**PROVIDED DATA:**
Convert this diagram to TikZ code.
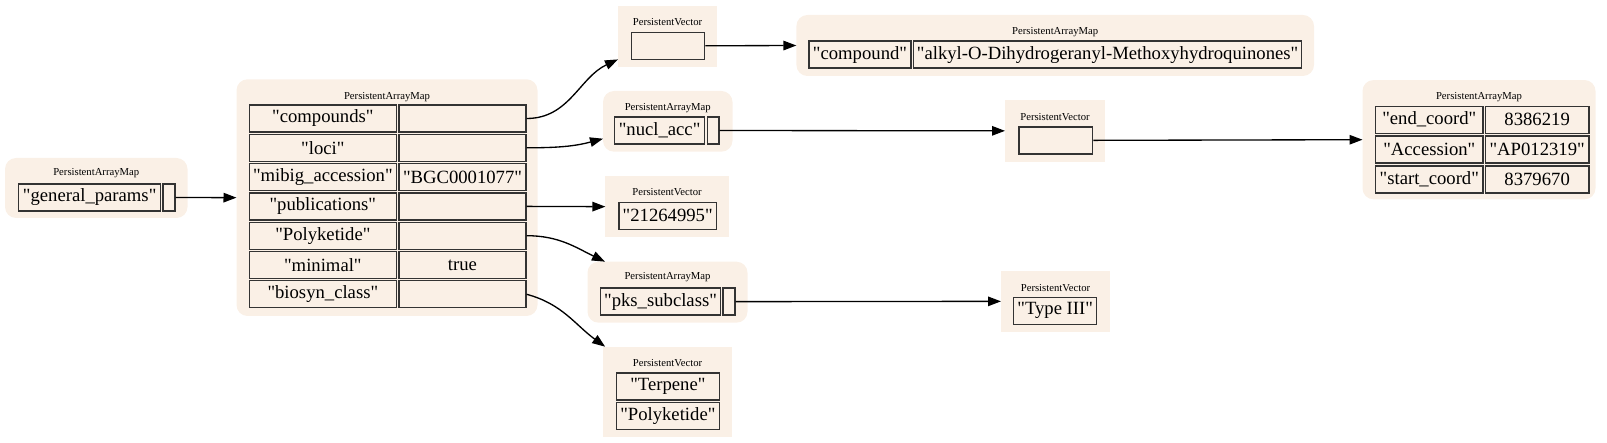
\documentclass[tikz,border=0pt]{standalone}
\usepackage{fontspec}
\setmainfont{Liberation Serif}[Ligatures=TeXOff]
\usepackage{tikz}
\usepackage{xcolor}
\usetikzlibrary{arrows.meta}

\definecolor{boxfill}{HTML}{FAF0E6}
\definecolor{cellline}{HTML}{333333}

\tikzset{
  mapbox/.style={fill=boxfill, rounded corners=11pt, inner sep=0pt, outer sep=0pt},
  vecbox/.style={fill=boxfill, inner sep=0pt, outer sep=0pt},
  boxtitle/.style={inner sep=0pt, font=\fontsize{10.67}{12}\selectfont},
  cellbox/.style={draw=cellline, line width=1.33pt, inner sep=0pt,
                  minimum height=27pt, font=\fontsize{18.67}{22}\selectfont},
  link/.style={-{Triangle[length=13pt,width=9.5pt]}, line width=1.33pt, black},
}

\begin{document}
\begin{tikzpicture}[x=1pt, y=-1pt]
\useasboundingbox (0,0) rectangle (1607,443);

% outer boxes
\node[mapbox, minimum width=182.5pt, minimum height=60pt] (genmap) at (96.25,188) {};
\node[mapbox, minimum width=301pt, minimum height=236.7pt] (mainmap) at (387,197.65) {};
\node[vecbox, minimum width=99pt, minimum height=60.7pt] (compvec) at (667.5,36.35) {};
\node[mapbox, minimum width=517.6pt, minimum height=61pt] (cmpmap) at (1055.2,45.5) {};
\node[mapbox, minimum width=129.5pt, minimum height=60.7pt] (locimap) at (667.75,121.35) {};
\node[vecbox, minimum width=100pt, minimum height=61.7pt] (coordvec) at (1055,130.85) {};
\node[mapbox, minimum width=233pt, minimum height=119.3pt] (coordmap) at (1479,139.7) {};
\node[vecbox, minimum width=123.2pt, minimum height=61.3pt] (pubvec) at (667,206.65) {};
\node[mapbox, minimum width=160pt, minimum height=61pt] (pksmap) at (667.5,292.2) {};
\node[vecbox, minimum width=109pt, minimum height=60.7pt] (typevec) at (1055.5,301.35) {};
\node[vecbox, minimum width=129pt, minimum height=90.6pt] (biosynvec) at (667.5,392) {};

% titles
\node[boxtitle] (gentitle) at (96.25,173) {PersistentArrayMap};
\node[boxtitle] (maintitle) at (387,96.7) {PersistentArrayMap};
\node[boxtitle] (comptitle) at (667.5,21.7) {PersistentVector};
\node[boxtitle] (cmptitle) at (1055.2,32.3) {PersistentArrayMap};
\node[boxtitle] (locititle) at (667.75,107.7) {PersistentArrayMap};
\node[boxtitle] (coordvtitle) at (1055,116.7) {PersistentVector};
\node[boxtitle] (coordmtitle) at (1479,97.3) {PersistentArrayMap};
\node[boxtitle] (pubtitle) at (667,192.3) {PersistentVector};
\node[boxtitle] (pkstitle) at (667.5,277.3) {PersistentArrayMap};
\node[boxtitle] (typetitle) at (1055.5,287.7) {PersistentVector};
\node[boxtitle] (biosyntitle) at (667.5,363.3) {PersistentVector};

% cells
\node[cellbox, minimum width=142.1pt] (genkey) at (89.65,197.5) {"general\_params"};
\node[cellbox, minimum width=12pt] (genptr) at (169,197.5) {};

\node[cellbox, minimum width=147.1pt] (compkey) at (322.85,118.5) {"compounds"};
\node[cellbox, minimum width=127pt] (compval) at (462.5,118.5) {};
\node[cellbox, minimum width=147.1pt] (locikey) at (322.85,147.8) {"loci"};
\node[cellbox, minimum width=127pt] (locival) at (462.5,147.8) {};
\node[cellbox, minimum width=147.1pt] (mibigkey) at (322.85,177.1) {"mibig\_accession"};
\node[cellbox, minimum width=127pt] (mibigval) at (462.5,177.1) {"BGC0001077"};
\node[cellbox, minimum width=147.1pt] (pubkey) at (322.85,206.4) {"publications"};
\node[cellbox, minimum width=127pt] (pubval) at (462.5,206.4) {};
\node[cellbox, minimum width=147.1pt] (polykey) at (322.85,235.7) {"Polyketide"};
\node[cellbox, minimum width=127pt] (polyval) at (462.5,235.7) {};
\node[cellbox, minimum width=147.1pt] (minkey) at (322.85,265) {"minimal"};
\node[cellbox, minimum width=127pt] (minval) at (462.5,265) {true};
\node[cellbox, minimum width=147.1pt] (biosynkey) at (322.85,294.3) {"biosyn\_class"};
\node[cellbox, minimum width=127pt] (biosynval) at (462.5,294.3) {};

\node[cellbox, minimum width=73.2pt] (compcell) at (668,45.8) {};
\node[cellbox, minimum width=102pt] (cmpkey) at (860,54.65) {"compound"};
\node[cellbox, minimum width=388pt] (cmpval) at (1107.6,54.65) {"alkyl-O-Dihydrogeranyl-Methoxyhydroquinones"};

\node[cellbox, minimum width=90pt] (nuclkey) at (659.6,130.5) {"nucl\_acc"};
\node[cellbox, minimum width=11.5pt] (nuclptr) at (713.25,130.5) {};
\node[cellbox, minimum width=73.7pt] (coordcell) at (1055.85,140.35) {};

\node[cellbox, minimum width=107.2pt] (endkey) at (1429.3,119.7) {"end\_coord"};
\node[cellbox, minimum width=103.5pt] (endval) at (1537.15,119.7) {8386219};
\node[cellbox, minimum width=107.2pt] (acckey) at (1429.3,149.5) {"Accession"};
\node[cellbox, minimum width=103.5pt] (accval) at (1537.15,149.5) {"AP012319"};
\node[cellbox, minimum width=107.2pt] (startkey) at (1429.3,179.5) {"start\_coord"};
\node[cellbox, minimum width=103.5pt] (startval) at (1537.15,179.5) {8379670};

\node[cellbox, minimum width=97.4pt] (pubcell) at (667.7,215.8) {"21264995"};

\node[cellbox, minimum width=120.3pt] (pkskey) at (660.55,301.65) {"pks\_subclass"};
\node[cellbox, minimum width=12.1pt] (pksptr) at (728.95,301.65) {};
\node[cellbox, minimum width=83.2pt] (typecell) at (1055.2,310.8) {"Type III"};

\node[cellbox, minimum width=102.9pt] (terpcell) at (667.85,386.65) {"Terpene"};
\node[cellbox, minimum width=102.9pt] (polycell) at (667.85,416) {"Polyketide"};

% links
\draw[link] (genptr.east) -- (mainmap.west);
\draw[link] (compval.east) to[out=0, in=205] (compvec);
\draw[link] (locival.east) to[out=0, in=195] (locimap);
\draw[link] (pubval.east) -- (pubvec.west);
\draw[link] (polyval.east) to[out=0, in=154] (pksmap);
\draw[link] (biosynval.east) to[out=-15, in=144] (biosynvec);
\draw[link] (compcell.east) -- (cmpmap.west);
\draw[link] (nuclptr.east) -- (coordvec.west);
\draw[link] (coordcell.east) -- (coordmap.west);
\draw[link] (pksptr.east) -- (typevec.west);
\end{tikzpicture}
\end{document}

**WORK TO BE COMPLETED:** Pictures excluded, quote all the data above exactly.

**OUTPUT OF THE TASK:**
Convert this diagram to TikZ code.
\documentclass[tikz,border=0pt]{standalone}
\usepackage{fontspec}
\setmainfont{Liberation Serif}[Ligatures=TeXOff]
\usepackage{tikz}
\usepackage{xcolor}
\usetikzlibrary{arrows.meta}

\definecolor{boxfill}{HTML}{FAF0E6}
\definecolor{cellline}{HTML}{333333}

\tikzset{
  mapbox/.style={fill=boxfill, rounded corners=11pt, inner sep=0pt, outer sep=0pt},
  vecbox/.style={fill=boxfill, inner sep=0pt, outer sep=0pt},
  boxtitle/.style={inner sep=0pt, font=\fontsize{10.67}{12}\selectfont},
  cellbox/.style={draw=cellline, line width=1.33pt, inner sep=0pt,
                  minimum height=27pt, font=\fontsize{18.67}{22}\selectfont},
  link/.style={-{Triangle[length=13pt,width=9.5pt]}, line width=1.33pt, black},
}

\begin{document}
\begin{tikzpicture}[x=1pt, y=-1pt]
\useasboundingbox (0,0) rectangle (1607,443);

% outer boxes
\node[mapbox, minimum width=182.5pt, minimum height=60pt] (genmap) at (96.25,188) {};
\node[mapbox, minimum width=301pt, minimum height=236.7pt] (mainmap) at (387,197.65) {};
\node[vecbox, minimum width=99pt, minimum height=60.7pt] (compvec) at (667.5,36.35) {};
\node[mapbox, minimum width=517.6pt, minimum height=61pt] (cmpmap) at (1055.2,45.5) {};
\node[mapbox, minimum width=129.5pt, minimum height=60.7pt] (locimap) at (667.75,121.35) {};
\node[vecbox, minimum width=100pt, minimum height=61.7pt] (coordvec) at (1055,130.85) {};
\node[mapbox, minimum width=233pt, minimum height=119.3pt] (coordmap) at (1479,139.7) {};
\node[vecbox, minimum width=123.2pt, minimum height=61.3pt] (pubvec) at (667,206.65) {};
\node[mapbox, minimum width=160pt, minimum height=61pt] (pksmap) at (667.5,292.2) {};
\node[vecbox, minimum width=109pt, minimum height=60.7pt] (typevec) at (1055.5,301.35) {};
\node[vecbox, minimum width=129pt, minimum height=90.6pt] (biosynvec) at (667.5,392) {};

% titles
\node[boxtitle] (gentitle) at (96.25,173) {PersistentArrayMap};
\node[boxtitle] (maintitle) at (387,96.7) {PersistentArrayMap};
\node[boxtitle] (comptitle) at (667.5,21.7) {PersistentVector};
\node[boxtitle] (cmptitle) at (1055.2,32.3) {PersistentArrayMap};
\node[boxtitle] (locititle) at (667.75,107.7) {PersistentArrayMap};
\node[boxtitle] (coordvtitle) at (1055,116.7) {PersistentVector};
\node[boxtitle] (coordmtitle) at (1479,97.3) {PersistentArrayMap};
\node[boxtitle] (pubtitle) at (667,192.3) {PersistentVector};
\node[boxtitle] (pkstitle) at (667.5,277.3) {PersistentArrayMap};
\node[boxtitle] (typetitle) at (1055.5,287.7) {PersistentVector};
\node[boxtitle] (biosyntitle) at (667.5,363.3) {PersistentVector};

% cells
\node[cellbox, minimum width=142.1pt] (genkey) at (89.65,197.5) {"general\_params"};
\node[cellbox, minimum width=12pt] (genptr) at (169,197.5) {};

\node[cellbox, minimum width=147.1pt] (compkey) at (322.85,118.5) {"compounds"};
\node[cellbox, minimum width=127pt] (compval) at (462.5,118.5) {};
\node[cellbox, minimum width=147.1pt] (locikey) at (322.85,147.8) {"loci"};
\node[cellbox, minimum width=127pt] (locival) at (462.5,147.8) {};
\node[cellbox, minimum width=147.1pt] (mibigkey) at (322.85,177.1) {"mibig\_accession"};
\node[cellbox, minimum width=127pt] (mibigval) at (462.5,177.1) {"BGC0001077"};
\node[cellbox, minimum width=147.1pt] (pubkey) at (322.85,206.4) {"publications"};
\node[cellbox, minimum width=127pt] (pubval) at (462.5,206.4) {};
\node[cellbox, minimum width=147.1pt] (polykey) at (322.85,235.7) {"Polyketide"};
\node[cellbox, minimum width=127pt] (polyval) at (462.5,235.7) {};
\node[cellbox, minimum width=147.1pt] (minkey) at (322.85,265) {"minimal"};
\node[cellbox, minimum width=127pt] (minval) at (462.5,265) {true};
\node[cellbox, minimum width=147.1pt] (biosynkey) at (322.85,294.3) {"biosyn\_class"};
\node[cellbox, minimum width=127pt] (biosynval) at (462.5,294.3) {};

\node[cellbox, minimum width=73.2pt] (compcell) at (668,45.8) {};
\node[cellbox, minimum width=102pt] (cmpkey) at (860,54.65) {"compound"};
\node[cellbox, minimum width=388pt] (cmpval) at (1107.6,54.65) {"alkyl-O-Dihydrogeranyl-Methoxyhydroquinones"};

\node[cellbox, minimum width=90pt] (nuclkey) at (659.6,130.5) {"nucl\_acc"};
\node[cellbox, minimum width=11.5pt] (nuclptr) at (713.25,130.5) {};
\node[cellbox, minimum width=73.7pt] (coordcell) at (1055.85,140.35) {};

\node[cellbox, minimum width=107.2pt] (endkey) at (1429.3,119.7) {"end\_coord"};
\node[cellbox, minimum width=103.5pt] (endval) at (1537.15,119.7) {8386219};
\node[cellbox, minimum width=107.2pt] (acckey) at (1429.3,149.5) {"Accession"};
\node[cellbox, minimum width=103.5pt] (accval) at (1537.15,149.5) {"AP012319"};
\node[cellbox, minimum width=107.2pt] (startkey) at (1429.3,179.5) {"start\_coord"};
\node[cellbox, minimum width=103.5pt] (startval) at (1537.15,179.5) {8379670};

\node[cellbox, minimum width=97.4pt] (pubcell) at (667.7,215.8) {"21264995"};

\node[cellbox, minimum width=120.3pt] (pkskey) at (660.55,301.65) {"pks\_subclass"};
\node[cellbox, minimum width=12.1pt] (pksptr) at (728.95,301.65) {};
\node[cellbox, minimum width=83.2pt] (typecell) at (1055.2,310.8) {"Type III"};

\node[cellbox, minimum width=102.9pt] (terpcell) at (667.85,386.65) {"Terpene"};
\node[cellbox, minimum width=102.9pt] (polycell) at (667.85,416) {"Polyketide"};

% links
\draw[link] (genptr.east) -- (mainmap.west);
\draw[link] (compval.east) to[out=0, in=205] (compvec);
\draw[link] (locival.east) to[out=0, in=195] (locimap);
\draw[link] (pubval.east) -- (pubvec.west);
\draw[link] (polyval.east) to[out=0, in=154] (pksmap);
\draw[link] (biosynval.east) to[out=-15, in=144] (biosynvec);
\draw[link] (compcell.east) -- (cmpmap.west);
\draw[link] (nuclptr.east) -- (coordvec.west);
\draw[link] (coordcell.east) -- (coordmap.west);
\draw[link] (pksptr.east) -- (typevec.west);
\end{tikzpicture}
\end{document}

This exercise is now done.